El bañista, siempre el mismo, repartía su atención de forma desigual: a los veraneantes «de toda la vida» no sólo les llevaba las butacas y las tumbonas, les cuidaba las casetas, les proporcionaba cuanto necesitaban, sino que hacía salir del agua a los niños cuando sus madres fracasaban en el intento. Los niños llevábamos anudadas a la cintura, en lugar de flotador, unas calabazas de color naranja, cuyo tamaño era inversamente proporcional a la edad, de modo que se movían los pequeñajos entre unas calabazas enormes, y al crecer ellos de estatura menguaban las calabazas, hasta quedar reducidas a poco más que un símbolo. Y hasta en esto regía un orden preciso e inalterable.
Para trasladarse a la ciudad, casi todos los maridos utilizaban el ferrocarril, y casi todos regresaban en el mismo tren. De modo que, al caer la tarde, las mujeres se ponían guapas, dejaban el relativo desaliño que se habían permitido por la mañana y durante la hora de la siesta. Yo miraba a Mercè, la nuera de tía Blanca, recogerse en un moño el cabello negrísimo, maquillarse con cuidado, elegir un vestido bonito y unos zapatos de tacón, y allí nos íbamos todos, a la estación, a recoger a los maridos que volvían del trabajo… del trabajo y de posibles aventuras amorosas, porque estas jornadas de verano que los hombres de la burguesía pasaban solos en la ciudad desierta y desconocida, libres del estrecho cerco familiar, les permitía una libertad de la que no disfrutaban durante el invierno.

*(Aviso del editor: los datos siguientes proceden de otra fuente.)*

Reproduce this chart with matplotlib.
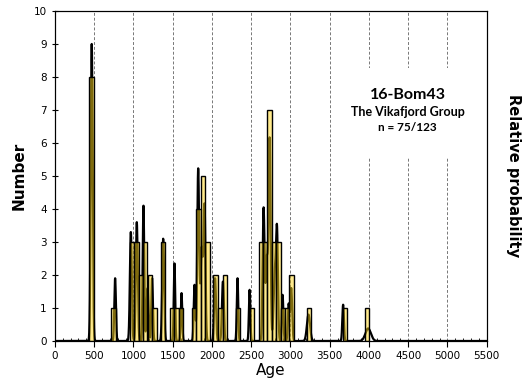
import numpy as np
import matplotlib
matplotlib.use("Agg")
import matplotlib.pyplot as plt
from matplotlib.patches import Rectangle

# histogram bins (left edge of bin, Ma) and number of grains
bin_left = [440, 720,
            955, 1010, 1065, 1120, 1180, 1240,
            1350, 1460, 1520, 1580,
            1745, 1800, 1860, 1915,
            2020, 2080, 2135, 2305, 2480,
            2595, 2650, 2705, 2760, 2820, 2875, 2930, 2985,
            3210, 3665, 3950]
counts = [8, 1,
          3, 3, 2, 3, 2, 1,
          3, 1, 1, 1,
          1, 4, 5, 3,
          2, 1, 2, 1, 1,
          3, 3, 7, 3, 3, 1, 1, 2,
          1, 1, 1]

# probability density peaks: age, height, spread
peak_age = [469, 767, 967, 1043, 1128, 1180, 1238, 1379, 1523, 1613,
            1778, 1825, 1870, 1906, 2040, 2140, 2326, 2480,
            2658, 2700, 2735, 2800, 2829, 2900, 2977, 3010,
            3230, 3671, 3990]
peak_h = [9.0, 1.9, 3.3, 3.6, 4.1, 1.6, 1.9, 3.1, 2.35, 1.45,
          1.7, 5.2, 2.8, 4.0, 1.9, 1.8, 1.9, 1.55,
          4.0, 2.5, 6.0, 2.0, 3.2, 1.4, 1.1, 1.6,
          0.8, 1.1, 0.38]
peak_sd = [12, 10, 12, 12, 10, 12, 10, 12, 9, 9,
           10, 12, 15, 12, 12, 12, 9, 9,
           12, 15, 12, 15, 12, 10, 10, 12,
           20, 10, 35]

age = np.linspace(0, 5500, 5501)
prob = np.zeros_like(age)
for a, h, s in zip(peak_age, peak_h, peak_sd):
    prob += h * np.exp(-0.5 * ((age - a) / s) ** 2)

fig = plt.figure(figsize=(5.3, 3.83), dpi=100)
ax = fig.add_axes([0.1036, 0.1097, 0.8147, 0.8616])

ax.plot(age, prob, color="black", lw=1.6, zorder=2)
ax.bar(bin_left, counts, width=56, align="edge",
       facecolor=(1.0, 0.84, 0.1, 0.5), edgecolor="black", lw=1.0, zorder=3)

ax.set_xlim(0, 5500)
ax.set_ylim(0, 10)
ax.set_xticks(np.arange(0, 5501, 500))
ax.set_xticks(np.arange(0, 5501, 100), minor=True)
ax.set_yticks(np.arange(0, 11, 1))
ax.tick_params(axis="x", which="major", direction="out", length=4, labelsize=7.5, pad=3)
ax.tick_params(axis="x", which="minor", direction="in", length=2)
ax.tick_params(axis="y", which="major", direction="inout", length=5, labelsize=7.5)
ax.xaxis.grid(True, linestyle=(0, (3, 2)), color="#777777", lw=0.7)
ax.set_axisbelow(True)

ax.set_xlabel("Age", fontsize=11, labelpad=2)
ax.set_ylabel("Number", fontsize=11, fontweight="bold", labelpad=5)

ax2 = ax.twinx()
ax2.set_ylim(0, 10)
ax2.set_yticks([])
ax2.set_ylabel("Relative probability", fontsize=10.5, fontweight="bold",
               rotation=270, labelpad=25)

# white box behind the sample label
ax.add_patch(Rectangle((0.655, 0.558), 0.32, 0.27, transform=ax.transAxes,
                       facecolor="white", edgecolor="none", zorder=1.5))
ax.text(0.817, 0.745, "16-Bom43", transform=ax.transAxes, ha="center", va="center",
        fontsize=11.5, fontweight="bold", family="Lato", zorder=4)
ax.text(0.817, 0.694, "The Vikafjord Group", transform=ax.transAxes, ha="center",
        va="center", fontsize=9, fontweight="bold", family="Lato", zorder=4)
ax.text(0.817, 0.647, "n = 75/123", transform=ax.transAxes, ha="center",
        va="center", fontsize=8.5, fontweight="bold", family="Lato", zorder=4)

fig.savefig("out.png", dpi=100)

Tal vez sí en cierto modo el verano fuera nefasto para las buenas costumbres. No tanto porque las mujeres exhibieran partes del cuerpo habitualmente ocultas, como por permitir que sus maridos retozaran, traviesos e impunes, en la ciudad, y sobre todo por brindarnos a los niños muchas más posibilidades de escapar al control de los adultos. El verano era para nosotros el paraíso iniciático de los juegos prohibidos. En Sant Pol construíamos nuestras chozas en la Riera, muy cerca de nuestras casas, pero ocultos por la espesura del cañaveral, y allí fumé yo sin placer mis primeros cigarrillos, jugué con intensísimo placer mis primeras partidas de naipes con dinero —supe ya desde entonces que era en potencia una ludópata—, y viví, con una mezcla de placer y de disgusto, pero con enorme curiosidad, los primeros toqueteos y los primeros besos.